A former fireman who developed liver cancer after 25 years’ service has been told that if he pays for the only drug that can treat his disease his NHS care will be withdrawn.

Barry Humphrey, 59, from North Walsham, Norfolk, was told by NHS doctors that the drug Nexavar was the only available treatment for his advanced liver cancer.

However, consultants at Addenbrooke’s hospital in Cambridge said the drug was not routinely funded by the NHS and told him that if he paid for it he would be billed for the rest of his NHS care.

Humphrey believes his cancer is linked to his time as a fireman. His cancer was caused by cirrhosis of the liver after he contracted hepatitis C. He believes he caught the virus from a casualty while on duty.

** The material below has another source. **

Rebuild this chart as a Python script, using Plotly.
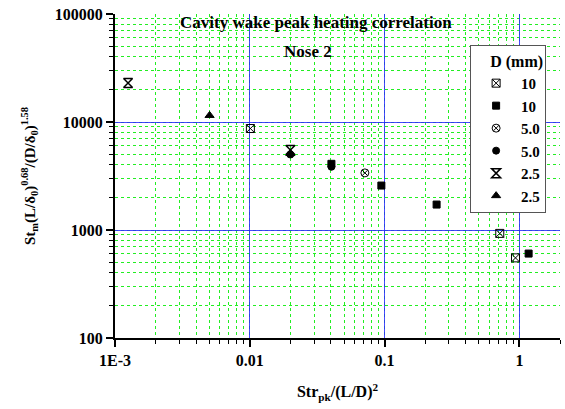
import plotly.graph_objects as go

# Data
sq_x_x = [0.0101, 0.715, 0.935]
sq_x_y = [8700, 930, 552]

half_sq_x = [0.0403, 0.0946, 0.243, 1.17]
half_sq_y = [4100, 2580, 1720, 605]

circ_x_x = [0.0714]
circ_x_y = [3380]

half_circ_x = [0.02, 0.0403]
half_circ_y = [5000, 3850]

hour_x = [0.00125, 0.02]
hour_y = [23000, 5500]

tri_x = [0.00503, 0.02]
tri_y = [11500, 5100]

x_ticks = [0.001, 0.01, 0.1, 1]
x_ticklabels = ["1E-3", "0.01", "0.1", "1"]
y_ticks = [100, 1000, 10000, 100000]
y_ticklabels = ["100", "1000", "10000", "100000"]

series = [
    ("10", sq_x_x, sq_x_y, "square-x-open", "black", 8, 1),
    ("10", half_sq_x, half_sq_y, "square", "black", 7, 1),
    ("5.0", circ_x_x, circ_x_y, "circle-x-open", "black", 8, 1),
    ("5.0", half_circ_x, half_circ_y, "circle", "black", 7, 1),
    ("2.5", hour_x, hour_y, "hourglass-open", "black", 9, 1.5),
    ("2.5", tri_x, tri_y, "triangle-up", "black", 8, 1),
]

FONT = "Liberation Serif"

fig = go.Figure()
for name, xs, ys, sym, col, size, lw in series:
    fig.add_trace(go.Scatter(
        x=xs, y=ys, mode="markers", name="<b>" + name + "</b>",
        marker=dict(symbol=sym, color=col, size=size,
                    line=dict(color="black", width=lw)),
    ))

axis_common = dict(
    type="log",
    showline=True, linecolor="black", linewidth=2,
    ticks="outside", ticklen=7, tickwidth=1.5, tickcolor="black",
    showgrid=True, gridcolor="rgba(40,40,255,0.85)", gridwidth=1.2,
    zeroline=False,
    tickfont=dict(family=FONT, size=16, color="black"),
    minor=dict(dtick="D1", ticks="outside", ticklen=4, tickwidth=1, tickcolor="black",
               showgrid=True, gridcolor="#22ee22", griddash="dot", gridwidth=1),
)

fig.update_xaxes(
    **axis_common,
    range=[-3, 0.301],
    tickvals=x_ticks,
    ticktext=["<b>" + t + "</b>" for t in x_ticklabels],
    title=dict(text="<b>Str<sub>pk</sub>/(L/D)<sup>2</sup></b>",
               font=dict(family=FONT, size=16, color="black"), standoff=18),
)
fig.update_yaxes(
    **axis_common,
    range=[2, 5],
    tickvals=y_ticks,
    ticktext=["<b>" + t + "</b>" for t in y_ticklabels],
    title=dict(text="<b>St<sub>m</sub>(L/δ<sub>0</sub>)<sup>0.68</sup>/(D/δ<sub>0</sub>)<sup>1.58</sup></b>",
               font=dict(family=FONT, size=15, color="black"), standoff=16),
)

fig.add_annotation(text="<b>Cavity wake peak heating correlation</b>", xref="paper", yref="paper",
                   x=0.452, y=0.975, xanchor="center", yanchor="middle", showarrow=False,
                   font=dict(family=FONT, size=17, color="black"))
fig.add_annotation(text="<b>Nose 2</b>", xref="paper", yref="paper",
                   x=0.433, y=0.883, xanchor="center", yanchor="middle", showarrow=False,
                   font=dict(family=FONT, size=17, color="black"))

fig.update_layout(
    width=565, height=409,
    margin=dict(l=115, r=5, t=14, b=71),
    plot_bgcolor="white", paper_bgcolor="white",
    showlegend=True,
    legend=dict(
        x=0.798, y=0.904, xanchor="left", yanchor="top",
        bgcolor="white", bordercolor="#555555", borderwidth=1,
        title=dict(text="<b>D (mm)</b>", font=dict(family=FONT, size=16, color="black"), side="top right"),
        font=dict(family=FONT, size=15, color="black"),
        itemwidth=40,
    ),
)

fig.write_html("out.html")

Research presented at the American Society of Clinical Oncology found patients with advanced liver cancer survive for an average of 11 months if they take Nexavar, while those denied the drug live for just eight months.

Humphrey’s wife Hazel, 58, who also worked in the fire service, said: “Doctors said this would ‘not be viable’ because we would be deemed as opting out of the NHS and would need to pay for everything.

“I think it is absolutely disgraceful. When people are terminally ill, they want to spend as much time as they possibly can extending their life expectancy.” She said the couple know the drug will not provide a cure but should have the right to spend their savings to prolong her husband’s life.

They plan to sell a flat that they have been renting out to raise the cash for the drug, which costs about £3,000 a month. Humphrey, who has four children, six grandchildren and helps to care for his elderly mother, said: “I think this is morally wrong and indefensible.”

Cambridge University Hospitals NHS Foundation Trust, which runs Addenbrooke’s, said: “We are complying with the national guidance which says we cannot allow co-funding.”

The public’s view

A poll for The Sunday Times shows strong support for allowing co-payment in the National Health Service, with 89% saying that people who buy additional cancer drugs should continue to get free NHS treatment.

Only 5% think allowing co-payment would create a two-tier NHS. Until now this has been the position taken by Alan Johnson, the health secretary.

Ministers had feared that allowing co-payment would upset less well-off patients, but the YouGov poll of nearly 1,800 people shows strong backin
g across the social spectrum and supporters of all three main parties.